Click above for larger image
Another source of cooling is by means of a roof-top pump that draws up water from the brook and sprays it onto the roof. The water then flows back into the brook. There is a high efficiency wood burning stove in the kitchen, fuelled with wood from the garden. The heat yield supports the heat pump, thereby reducing the energy consumption of the thermal storage system. The house’s open layout ensures that heat from the stove can spread throughout the house.

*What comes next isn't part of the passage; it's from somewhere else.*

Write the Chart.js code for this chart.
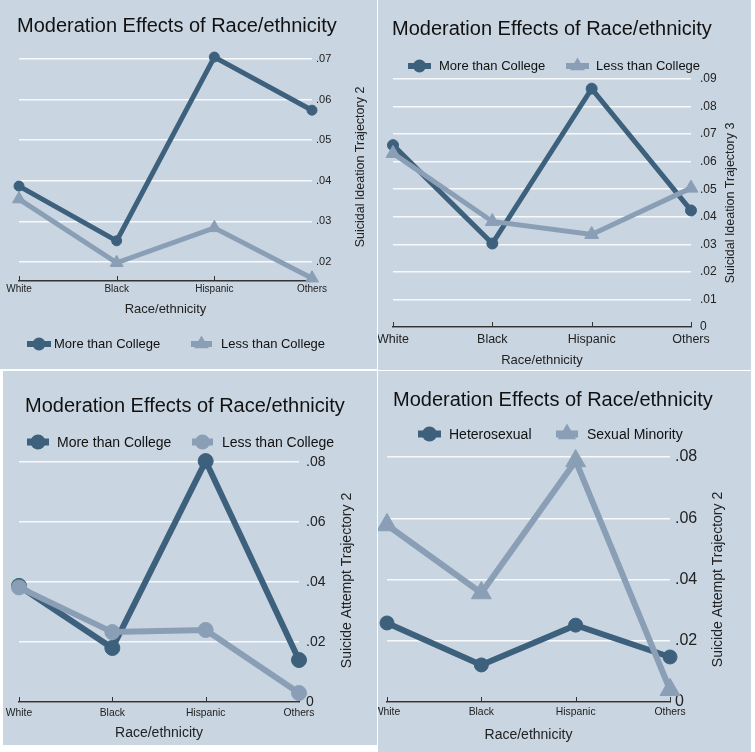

The living room heats up quickly in winter by being oriented to the south and having all-glass facades, and thus serves as a heat source for the house as a whole.
Interior
All living spaces receive daylight from more than one direction. Storage units, bathrooms and other ancillary spaces also receive daylight, some of it indirect. All artificial lighting is LED-based. Much of the furniture is built-in and where possible made of sustainable materials: wood floors and wardrobes – bamboo, kitchen cupboards – Ecoplex (poplar) laminate, settees in the living room and kitchen, curtains in the nurseries – woolfilt, floor covering in the sunken sitting area -bamboo.
Water and garden
Rainwater on the roofs is run off directly into the brook. All waste water (greywater) is run off into a tank where it is purified organically and then discharged into the brook. Only biodegradable cleansing agents are used in the house. The new garden layout is informed as much as possible by the replanting of existing trees and shrubs. This gives a greater openness but also more privacy where this is required. The garden is sprinkled exclusively with water from the brook. An electric lawn mower robot keeps the grass at the correct height, and the planting in the garden can be tended without the need for herbicides and artificial fertilizers.